Sunday, December 5, 2010

The Better Mousetrap

Let me tell you a story...when I was 18 in 1987, I went to work for an independently owned video rental store in Oak Ridge, NJ. It was owned by a man named Ed Malvey, and for 4-5 years off and on, myself and his other employees helped grow the business to be, at least to my perception, quite successful. There was only one other video store in town, which had bad customer service. We, however, had a popcorn machine, a killer candy counter, and since everyone who worked there loved to watch movies, we gave great customer service. Our customers trusted us to help them choose movies for them, and to let them know what the stinkers were. It was not only a good job, it was a fun job.

A couple of years after I'd left the business, the owner heard a Blockbuster was coming to town, and made plans to close the video store and do something different. He believed there was no way he could compete, and he may have been right. Back then, Blockbuster was seen as the diva of the video rental world, better than any other such company. Personally, I felt the stores to be horribly common denominator, only stocking tons of the most obvious titles, while customer service simply devolved into asking if they had a particular title or not. But as I clearly am not a typical consumer (not a boast) I was wrong about Blockbuster, and for many years the chain floiurished, putting indie stores out of business with their lower pricing and copious concessions. It reminded me of the times I spent with Musicland Inc., the company that owned Sam Goody, Suncoast Video, Musicland, and Media Play stores. That company was the top music retailer in the nation in 1991, and it didn't look like that was going to change any time soon.

But, as with all evolutions, things change. And in the case of video rentals and sales, the change that altered the industry forever and will continue to do so, is singular: the internet.

It started slowly, with online video retailers popping up, mostly catering to speciality genres that video stores tend to be unkind to, like horror and foreign film. Blockbuster's selection looked shoddy and lazy alongside these competitors. And then in 1999...Netflix. I have been a Netflix subscriber for about 7 years now, so I'm kind of a veteran. While deciding to join, I logged onto the site and checked to see if they had some obscure titles I was interested in. They had them. Other titles I checked were unavailable anywhere at the time, and when they became so, I emailed Netflix to advise them. With about 6 weeks, they were stocking the titles. I was being given better customer service by an unseen phantom at the other end of my modem than I'd ever gotten from Blockbuster.

The other factor that is the bigger bugaboo for the rental industry, is the exponential increase in computer processor's speed and the velocity of the internet itself. Remember trying to download video clips online back in '99? More frustration than it was worth. Today, I watched two documentaries for free on Netflix without a buffering message in sight.

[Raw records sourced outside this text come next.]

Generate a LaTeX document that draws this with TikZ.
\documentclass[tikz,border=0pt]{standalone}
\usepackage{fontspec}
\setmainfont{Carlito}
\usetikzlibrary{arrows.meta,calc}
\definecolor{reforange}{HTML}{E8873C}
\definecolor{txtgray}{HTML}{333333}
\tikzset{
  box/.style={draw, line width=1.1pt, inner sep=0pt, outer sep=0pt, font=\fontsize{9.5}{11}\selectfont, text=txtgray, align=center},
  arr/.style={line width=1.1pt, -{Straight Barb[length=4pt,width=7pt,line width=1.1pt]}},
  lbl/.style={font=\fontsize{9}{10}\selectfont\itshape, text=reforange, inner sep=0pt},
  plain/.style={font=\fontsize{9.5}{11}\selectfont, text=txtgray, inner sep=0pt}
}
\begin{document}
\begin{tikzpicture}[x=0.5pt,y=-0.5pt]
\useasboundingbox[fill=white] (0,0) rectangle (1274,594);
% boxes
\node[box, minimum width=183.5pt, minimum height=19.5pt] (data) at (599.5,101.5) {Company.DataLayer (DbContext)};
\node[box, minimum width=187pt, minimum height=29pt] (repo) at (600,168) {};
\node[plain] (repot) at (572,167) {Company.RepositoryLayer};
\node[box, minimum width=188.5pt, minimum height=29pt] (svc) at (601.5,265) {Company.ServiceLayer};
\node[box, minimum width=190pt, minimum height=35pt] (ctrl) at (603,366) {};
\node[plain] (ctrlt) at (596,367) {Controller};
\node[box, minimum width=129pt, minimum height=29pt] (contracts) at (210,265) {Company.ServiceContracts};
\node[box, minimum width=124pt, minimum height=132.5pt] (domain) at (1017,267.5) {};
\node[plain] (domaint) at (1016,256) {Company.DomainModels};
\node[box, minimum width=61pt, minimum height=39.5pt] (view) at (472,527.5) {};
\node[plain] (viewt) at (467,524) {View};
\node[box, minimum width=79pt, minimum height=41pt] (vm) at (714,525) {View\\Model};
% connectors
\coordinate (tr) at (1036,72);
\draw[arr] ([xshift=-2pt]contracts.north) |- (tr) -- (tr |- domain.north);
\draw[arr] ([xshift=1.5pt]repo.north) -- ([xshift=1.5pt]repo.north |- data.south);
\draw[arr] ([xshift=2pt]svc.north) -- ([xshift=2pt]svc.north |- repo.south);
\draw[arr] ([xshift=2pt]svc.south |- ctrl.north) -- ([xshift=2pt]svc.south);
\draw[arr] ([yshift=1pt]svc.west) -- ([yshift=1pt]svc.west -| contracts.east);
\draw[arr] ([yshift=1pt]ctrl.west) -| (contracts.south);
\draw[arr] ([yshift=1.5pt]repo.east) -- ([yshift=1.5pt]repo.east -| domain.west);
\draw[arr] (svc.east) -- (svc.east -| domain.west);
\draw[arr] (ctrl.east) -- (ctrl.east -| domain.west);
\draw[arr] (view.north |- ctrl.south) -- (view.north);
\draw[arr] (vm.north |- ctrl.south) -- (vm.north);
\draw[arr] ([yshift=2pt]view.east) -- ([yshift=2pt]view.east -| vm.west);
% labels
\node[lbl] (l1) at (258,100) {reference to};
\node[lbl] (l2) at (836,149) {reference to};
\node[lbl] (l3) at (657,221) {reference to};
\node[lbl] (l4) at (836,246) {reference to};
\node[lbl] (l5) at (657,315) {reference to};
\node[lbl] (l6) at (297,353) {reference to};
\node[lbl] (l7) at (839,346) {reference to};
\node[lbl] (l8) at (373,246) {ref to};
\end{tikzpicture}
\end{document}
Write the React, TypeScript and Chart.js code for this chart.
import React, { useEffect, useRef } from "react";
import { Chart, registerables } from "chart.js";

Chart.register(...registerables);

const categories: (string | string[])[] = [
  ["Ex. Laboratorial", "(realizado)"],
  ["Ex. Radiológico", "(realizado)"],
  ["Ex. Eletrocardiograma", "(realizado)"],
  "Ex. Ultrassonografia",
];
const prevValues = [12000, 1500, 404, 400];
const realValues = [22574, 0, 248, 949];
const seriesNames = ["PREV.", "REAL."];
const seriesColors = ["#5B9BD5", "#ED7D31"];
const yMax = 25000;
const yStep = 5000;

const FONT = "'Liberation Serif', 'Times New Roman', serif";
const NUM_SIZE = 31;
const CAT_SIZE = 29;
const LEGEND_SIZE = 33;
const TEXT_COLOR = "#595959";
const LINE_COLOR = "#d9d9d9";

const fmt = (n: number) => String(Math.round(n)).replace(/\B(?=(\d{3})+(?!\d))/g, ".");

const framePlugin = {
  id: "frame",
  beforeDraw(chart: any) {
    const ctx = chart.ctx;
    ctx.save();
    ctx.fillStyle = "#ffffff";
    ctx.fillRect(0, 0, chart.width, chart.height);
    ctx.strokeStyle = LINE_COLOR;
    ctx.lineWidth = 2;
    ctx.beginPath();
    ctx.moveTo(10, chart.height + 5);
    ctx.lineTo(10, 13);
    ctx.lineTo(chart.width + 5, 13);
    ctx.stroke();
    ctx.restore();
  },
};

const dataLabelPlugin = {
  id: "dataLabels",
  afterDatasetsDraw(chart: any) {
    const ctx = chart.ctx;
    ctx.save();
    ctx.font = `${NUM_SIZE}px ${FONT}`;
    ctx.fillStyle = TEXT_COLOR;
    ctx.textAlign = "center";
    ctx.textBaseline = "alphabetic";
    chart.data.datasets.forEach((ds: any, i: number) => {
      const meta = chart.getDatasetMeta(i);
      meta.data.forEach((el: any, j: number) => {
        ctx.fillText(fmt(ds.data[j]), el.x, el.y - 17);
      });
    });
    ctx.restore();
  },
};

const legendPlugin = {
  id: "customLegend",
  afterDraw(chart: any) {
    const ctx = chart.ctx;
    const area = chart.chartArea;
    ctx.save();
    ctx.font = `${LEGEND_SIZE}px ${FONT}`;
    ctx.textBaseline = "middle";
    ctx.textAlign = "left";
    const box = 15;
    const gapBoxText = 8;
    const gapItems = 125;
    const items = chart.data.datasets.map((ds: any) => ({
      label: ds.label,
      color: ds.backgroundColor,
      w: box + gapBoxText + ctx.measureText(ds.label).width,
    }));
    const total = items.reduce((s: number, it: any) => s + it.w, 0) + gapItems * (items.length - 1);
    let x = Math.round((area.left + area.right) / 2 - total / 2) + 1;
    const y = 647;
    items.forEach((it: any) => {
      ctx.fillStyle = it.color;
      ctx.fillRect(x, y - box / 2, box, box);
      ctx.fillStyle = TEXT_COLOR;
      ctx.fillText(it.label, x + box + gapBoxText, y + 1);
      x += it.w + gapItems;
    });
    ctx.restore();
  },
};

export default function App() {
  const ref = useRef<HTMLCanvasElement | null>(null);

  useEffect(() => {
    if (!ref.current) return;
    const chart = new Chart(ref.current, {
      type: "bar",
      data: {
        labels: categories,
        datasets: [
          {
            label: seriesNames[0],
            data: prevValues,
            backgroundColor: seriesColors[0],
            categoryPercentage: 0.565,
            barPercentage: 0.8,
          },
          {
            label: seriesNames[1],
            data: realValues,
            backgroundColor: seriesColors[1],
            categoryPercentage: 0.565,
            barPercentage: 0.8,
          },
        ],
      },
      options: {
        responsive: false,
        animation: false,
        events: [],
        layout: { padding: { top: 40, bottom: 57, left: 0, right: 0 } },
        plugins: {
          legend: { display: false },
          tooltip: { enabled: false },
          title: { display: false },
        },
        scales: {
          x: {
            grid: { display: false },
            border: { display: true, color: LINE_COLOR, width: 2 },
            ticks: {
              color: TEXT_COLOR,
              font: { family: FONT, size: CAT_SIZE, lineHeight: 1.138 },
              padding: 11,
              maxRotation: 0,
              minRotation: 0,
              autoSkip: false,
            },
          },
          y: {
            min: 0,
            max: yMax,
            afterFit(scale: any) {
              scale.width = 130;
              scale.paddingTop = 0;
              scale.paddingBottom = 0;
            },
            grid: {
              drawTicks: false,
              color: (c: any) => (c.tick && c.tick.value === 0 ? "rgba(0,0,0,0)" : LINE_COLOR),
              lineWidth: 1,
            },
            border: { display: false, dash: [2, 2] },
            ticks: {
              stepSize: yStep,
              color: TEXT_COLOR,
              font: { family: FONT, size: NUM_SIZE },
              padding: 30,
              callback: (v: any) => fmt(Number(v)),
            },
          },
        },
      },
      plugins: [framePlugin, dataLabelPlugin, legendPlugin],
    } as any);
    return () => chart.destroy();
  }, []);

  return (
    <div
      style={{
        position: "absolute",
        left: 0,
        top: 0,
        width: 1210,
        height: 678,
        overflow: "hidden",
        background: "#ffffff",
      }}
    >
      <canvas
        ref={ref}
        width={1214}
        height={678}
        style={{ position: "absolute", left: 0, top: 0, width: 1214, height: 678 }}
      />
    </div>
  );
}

Now it may sound like I'm rooting for Blockbuster's demise, but I'm not. Netflix built the better mousetrap, and Blockbuster will struggle to work their way out of bankruptcy and fight back. But thinking back to my personal vdeo store employee days, I miss the one thing I also miss about downloading music or buying books online: human interaction. We laughed and joked with our customers, and got into talks and debates about the movies. We waited to see what a customer would think of a film we'd recommended to them. My boss and I would debate what titles we ought to stock. Netflix is great, but I feel like I'd need to form a film society to get back the kind of anima that was so easily obtained back then. The same is true of music stores nowadays (less so of books). The personal touch is virtually vanished. Now some people don't care about that. They want convienience and the top ten titles at their beck and call and have no desire to dig deeper. But some of us do, and a computer is, ultimatley, far worse at helping with that than an actual person.

I hope Blockbuster survives. I think by using far less retail outlets with sizably improved selecions, they might. Maybe just have Blockbuster Supercenters that strive to be the best damn video store in a given major city, and throw the rest of their business into video on demand and online renting. That's just my thought, for what it's worth. For now the better mousetrap is Netflix...how long will it be before someone re-unlocks the human interaction aspect of the business, and we all get to glare at a new one?